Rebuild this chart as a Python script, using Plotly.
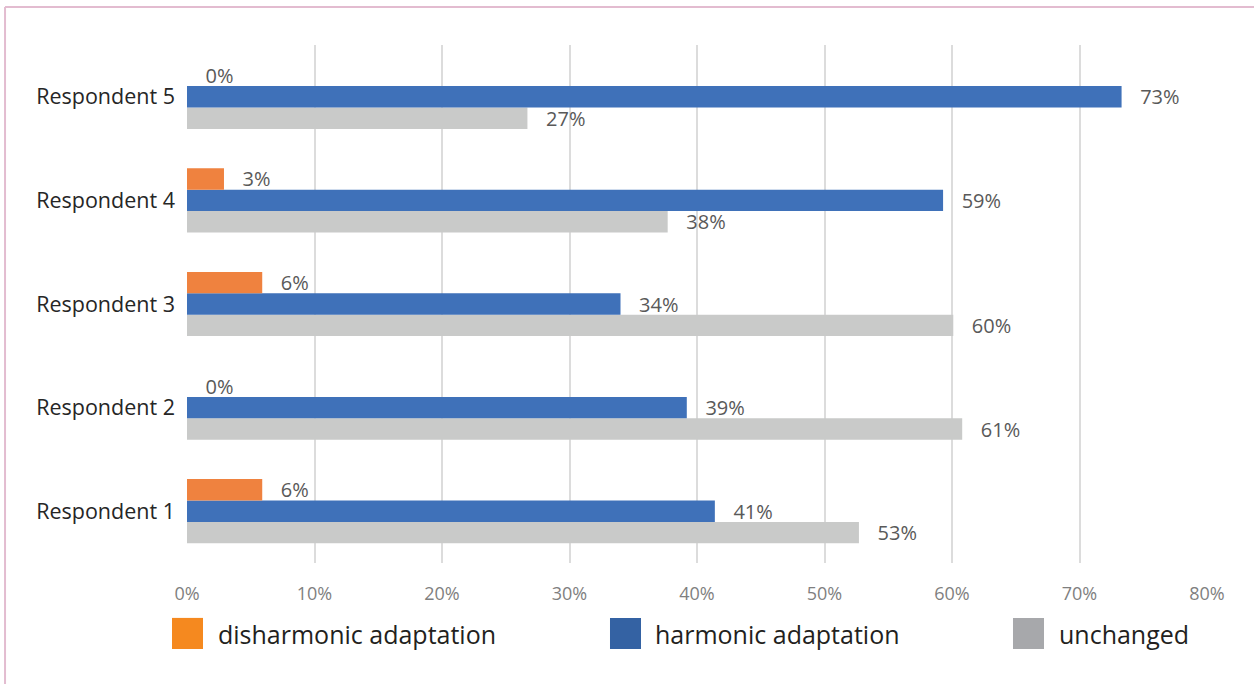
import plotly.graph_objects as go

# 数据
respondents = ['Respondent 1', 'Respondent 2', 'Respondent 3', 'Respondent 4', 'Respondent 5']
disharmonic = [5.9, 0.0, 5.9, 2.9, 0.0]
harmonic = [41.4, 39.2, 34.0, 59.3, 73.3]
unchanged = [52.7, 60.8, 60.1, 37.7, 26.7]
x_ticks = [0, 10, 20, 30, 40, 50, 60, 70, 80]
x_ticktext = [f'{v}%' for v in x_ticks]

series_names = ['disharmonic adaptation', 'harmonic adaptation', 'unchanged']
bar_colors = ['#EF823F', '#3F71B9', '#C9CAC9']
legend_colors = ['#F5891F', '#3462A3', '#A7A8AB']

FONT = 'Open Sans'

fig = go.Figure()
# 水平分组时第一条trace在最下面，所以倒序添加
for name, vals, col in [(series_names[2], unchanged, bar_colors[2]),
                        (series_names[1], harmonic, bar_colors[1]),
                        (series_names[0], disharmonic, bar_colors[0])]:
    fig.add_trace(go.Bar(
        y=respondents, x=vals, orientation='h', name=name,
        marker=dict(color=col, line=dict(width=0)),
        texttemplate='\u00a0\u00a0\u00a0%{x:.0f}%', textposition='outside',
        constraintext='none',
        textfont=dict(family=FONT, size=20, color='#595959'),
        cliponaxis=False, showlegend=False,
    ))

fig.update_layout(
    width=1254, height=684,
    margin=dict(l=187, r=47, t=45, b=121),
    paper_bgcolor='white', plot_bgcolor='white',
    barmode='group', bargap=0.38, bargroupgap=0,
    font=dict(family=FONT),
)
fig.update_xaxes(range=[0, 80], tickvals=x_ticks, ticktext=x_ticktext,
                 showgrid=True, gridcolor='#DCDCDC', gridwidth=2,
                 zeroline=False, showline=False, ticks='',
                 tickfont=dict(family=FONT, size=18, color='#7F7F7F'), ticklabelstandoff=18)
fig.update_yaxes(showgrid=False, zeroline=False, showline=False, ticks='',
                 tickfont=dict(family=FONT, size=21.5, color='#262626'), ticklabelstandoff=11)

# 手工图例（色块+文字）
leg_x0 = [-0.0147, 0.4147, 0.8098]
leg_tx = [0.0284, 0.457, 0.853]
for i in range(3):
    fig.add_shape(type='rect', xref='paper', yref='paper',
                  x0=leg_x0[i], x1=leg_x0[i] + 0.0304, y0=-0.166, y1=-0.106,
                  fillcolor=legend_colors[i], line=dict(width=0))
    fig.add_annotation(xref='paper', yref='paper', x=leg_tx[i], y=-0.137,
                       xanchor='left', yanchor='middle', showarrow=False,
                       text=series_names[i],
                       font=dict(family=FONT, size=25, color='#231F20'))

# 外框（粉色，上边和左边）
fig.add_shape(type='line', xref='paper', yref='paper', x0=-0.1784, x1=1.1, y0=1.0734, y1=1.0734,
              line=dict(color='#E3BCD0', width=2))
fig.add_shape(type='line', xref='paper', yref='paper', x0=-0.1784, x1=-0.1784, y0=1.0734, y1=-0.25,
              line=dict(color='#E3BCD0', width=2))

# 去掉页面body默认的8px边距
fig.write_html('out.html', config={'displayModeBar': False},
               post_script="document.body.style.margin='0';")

* * *

Set down the material above as is, without any pictures.

Rebuild this chart as a Python script, using Plotly.
import plotly.graph_objects as go

# 数据
respondents = ['Respondent 1', 'Respondent 2', 'Respondent 3', 'Respondent 4', 'Respondent 5']
disharmonic = [5.9, 0.0, 5.9, 2.9, 0.0]
harmonic = [41.4, 39.2, 34.0, 59.3, 73.3]
unchanged = [52.7, 60.8, 60.1, 37.7, 26.7]
x_ticks = [0, 10, 20, 30, 40, 50, 60, 70, 80]
x_ticktext = [f'{v}%' for v in x_ticks]

series_names = ['disharmonic adaptation', 'harmonic adaptation', 'unchanged']
bar_colors = ['#EF823F', '#3F71B9', '#C9CAC9']
legend_colors = ['#F5891F', '#3462A3', '#A7A8AB']

FONT = 'Open Sans'

fig = go.Figure()
# 水平分组时第一条trace在最下面，所以倒序添加
for name, vals, col in [(series_names[2], unchanged, bar_colors[2]),
                        (series_names[1], harmonic, bar_colors[1]),
                        (series_names[0], disharmonic, bar_colors[0])]:
    fig.add_trace(go.Bar(
        y=respondents, x=vals, orientation='h', name=name,
        marker=dict(color=col, line=dict(width=0)),
        texttemplate='\u00a0\u00a0\u00a0%{x:.0f}%', textposition='outside',
        constraintext='none',
        textfont=dict(family=FONT, size=20, color='#595959'),
        cliponaxis=False, showlegend=False,
    ))

fig.update_layout(
    width=1254, height=684,
    margin=dict(l=187, r=47, t=45, b=121),
    paper_bgcolor='white', plot_bgcolor='white',
    barmode='group', bargap=0.38, bargroupgap=0,
    font=dict(family=FONT),
)
fig.update_xaxes(range=[0, 80], tickvals=x_ticks, ticktext=x_ticktext,
                 showgrid=True, gridcolor='#DCDCDC', gridwidth=2,
                 zeroline=False, showline=False, ticks='',
                 tickfont=dict(family=FONT, size=18, color='#7F7F7F'), ticklabelstandoff=18)
fig.update_yaxes(showgrid=False, zeroline=False, showline=False, ticks='',
                 tickfont=dict(family=FONT, size=21.5, color='#262626'), ticklabelstandoff=11)

# 手工图例（色块+文字）
leg_x0 = [-0.0147, 0.4147, 0.8098]
leg_tx = [0.0284, 0.457, 0.853]
for i in range(3):
    fig.add_shape(type='rect', xref='paper', yref='paper',
                  x0=leg_x0[i], x1=leg_x0[i] + 0.0304, y0=-0.166, y1=-0.106,
                  fillcolor=legend_colors[i], line=dict(width=0))
    fig.add_annotation(xref='paper', yref='paper', x=leg_tx[i], y=-0.137,
                       xanchor='left', yanchor='middle', showarrow=False,
                       text=series_names[i],
                       font=dict(family=FONT, size=25, color='#231F20'))

# 外框（粉色，上边和左边）
fig.add_shape(type='line', xref='paper', yref='paper', x0=-0.1784, x1=1.1, y0=1.0734, y1=1.0734,
              line=dict(color='#E3BCD0', width=2))
fig.add_shape(type='line', xref='paper', yref='paper', x0=-0.1784, x1=-0.1784, y0=1.0734, y1=-0.25,
              line=dict(color='#E3BCD0', width=2))

# 去掉页面body默认的8px边距
fig.write_html('out.html', config={'displayModeBar': False},
               post_script="document.body.style.margin='0';")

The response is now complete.